Im Oktober 1892 gründete Lilienthal gemeinsam mit dem Theaterdirektor Max Samst eine Volksbühne in Berlin. Im Ostend-Theater in der Großen Frankfurter Straße, das sie in National-Theater umbenannten, wurden fortan klassische Bühnenwerke zu geringen Eintrittspreisen gespielt. Auch ein Arbeiter müsse es sich leisten können, einmal wöchentlich ins Theater zu gehen, meinte Lilienthal. Das Theater ließ sich trotz ausverkaufter Vorstellungen nicht ohne ständige Zuschüsse halten. Die Kosten konnten etwas gesenkt werden, weil Lilienthal selbst in die Schauspieler-Rollen schlüpfte. Im Jahr 1894 schrieb er ein sozialkritisches Stück mit dem Titel: "Gewerbeschwindel"

Lilienthals letzte Stunden 1896 auf dem Gollenberg

Der Gollenberg erhebt sich fast 90 Meter aus der Ebene und ist damit die höchste Erhebung der Rhinower Berge. Hier sollte ihn sein tragisches Schicksal ereilen.
Der 9. August war ein schöner Sommertag, als Lilienthal zur Mittagszeit seinen ersten Flug an diesem sonnigen Tag unter den Augen vieler Schaulustiger problemlos wie hunderte Flüge zuvor absolvierte. Knapp eine halbe Stunde später war er wieder startklar. Es sollte sein letzter Flug werden. Sein Begleiter berichtete:
"Lilienthal flog ab, und wie er ein Stück geflogen war, steht er oben in der Luft in ungefähr 15 Meter Höhe vollständig still. Und da sehe ich, daß er mit den Beinen hin und her schlenkert, um den Apparat wieder in Bewegung zu bringen. Mit einem Mal kriegt der Apparat eine Neigung nach vorne und saust runter, schlägt auf, und das Unglück war passiert."
Lilienthal wurde zunächst in den Gasthof Herms transportiert, wo er noch bei Bewußtsein war. Seine letzten Worte gegenüber dem eilig aus Berlin herbeigerufenen Bruder Gustav sollen gewesen sein: "Opfer müssen gebracht werden!"
Am nächsten Tag erlag er in einem Berliner Krankenhaus seinen schweren Verletzungen.
Wahrscheinlich hatte eine Sonnenbö Lilienthal im Fluge überrascht. Sonnenböen werden gefürchtet, weil sich Windrichtung und Windgeschwindigkeit in ihnen blitzartig ändern können. Lilienthal hatte keine Chance, mit seinem Fluggerät aus ihr herauszukommen, ohne Schaden zu nehmen. Er wurde so das Opfer einer ihm unbekannten und unberechenbaren Laune der Natur.

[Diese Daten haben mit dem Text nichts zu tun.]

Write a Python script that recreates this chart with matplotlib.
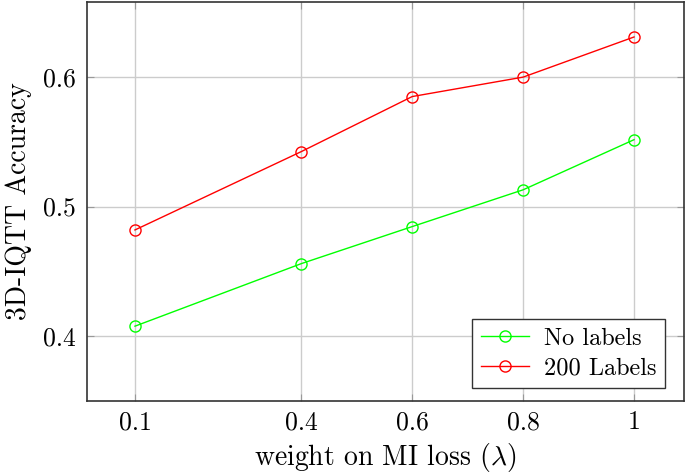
import matplotlib
matplotlib.use("Agg")
import matplotlib.pyplot as plt

plt.rcParams['font.family'] = 'cmr10'
plt.rcParams['mathtext.fontset'] = 'cm'
plt.rcParams['axes.formatter.use_mathtext'] = True

weights = [0.1, 0.4, 0.6, 0.8, 1.0]
x_labels = ['0.1', '0.4', '0.6', '0.8', '1']
no_labels = [0.4077, 0.456, 0.4846, 0.513, 0.5517]
labels_200 = [0.482, 0.5425, 0.585, 0.600, 0.631]
y_ticks = [0.4, 0.5, 0.6]
y_labels = ['0.4', '0.5', '0.6']

fig = plt.figure(figsize=(6.85, 4.75), dpi=100)
ax = fig.add_axes([0.127, 0.156, 0.8715, 0.8398])

ax.plot(weights, no_labels, color='#00ff00', lw=1, marker='o', ms=8,
        mfc='none', mew=1, label='No labels', zorder=3)
ax.plot(weights, labels_200, color='#ff0000', lw=1, marker='o', ms=8,
        mfc='none', mew=1, label='200 Labels', zorder=3)

ax.set_xlim(0.0135, 1.09)
ax.set_ylim(0.35, 0.658)
ax.set_xticks(weights)
ax.set_xticklabels(x_labels)
ax.set_yticks(y_ticks)
ax.set_yticklabels(y_labels)
ax.tick_params(direction='in', length=5, color='#999999', labelsize=18.5,
               top=True, right=True)
ax.tick_params(axis='x', pad=7)
ax.tick_params(axis='y', pad=8)
ax.grid(True, color='#cccccc', lw=1)
ax.set_axisbelow(True)
for s in ax.spines.values():
    s.set_color('#333333')
    s.set_linewidth(1.2)

ax.set_xlabel(r'weight on MI loss ($\lambda$)', fontsize=20, labelpad=5)
ax.set_ylabel('3D-IQTT Accuracy', fontsize=20, labelpad=8)

leg = ax.legend(loc='lower right', bbox_to_anchor=(0.968, 0.033),
                borderaxespad=0, fontsize=17.5,
                fancybox=False, edgecolor='#333333', framealpha=1,
                handlelength=2.0, borderpad=0.35, labelspacing=0.3,
                handletextpad=0.6)
leg.get_frame().set_linewidth(1)

fig.savefig('out.png', dpi=100)
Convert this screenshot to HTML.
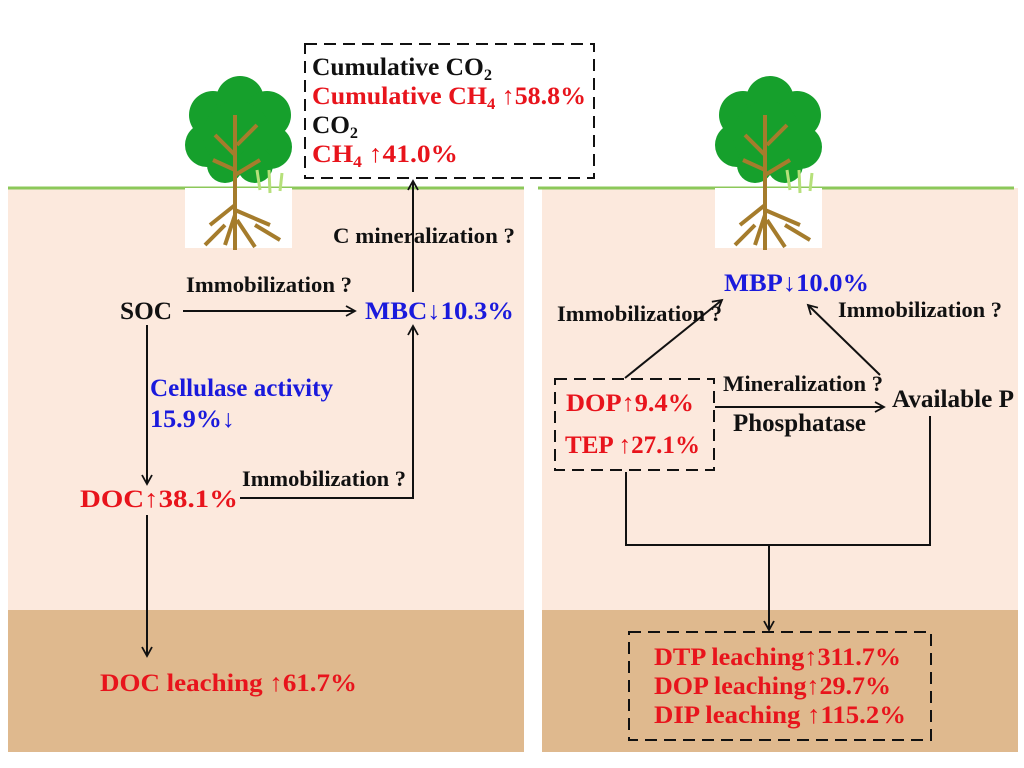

Am 14.August 1896 wurde Otto Lilienthal in Sichtweite seines Lichterfelder Fliegeberges auf dem Friedhof Lange Straße zu Grabe getragen. Viele hundert Menschen erwiesen Lilienthal die letzte Ehre.
Am 17. Juni 1914, wenige Wochen vor Ausbruch des ersten Weltkrieges, wurde am Teltowkanal, in Höhe der heutigen Bäkestraße, für die Verdienste Otto Lilienthals um die Entwicklung der Flugtechnik das erste Fliegerdenkmal Deutschlands und vermutlich auch der Welt feierlich eingeweiht.

Im Sandsteinsockel ist ein Ausspruch Leonardo da Vincis eingemeißelt: Es wird seinen ersten Flug nehmen der große Vogel vom Rücken des Hügels aus.
Das Universum mit Verblüffung alle Schriften mit seinem Ruhme füllend.
Und ewige Glorie dem Ort wo er geboren ward.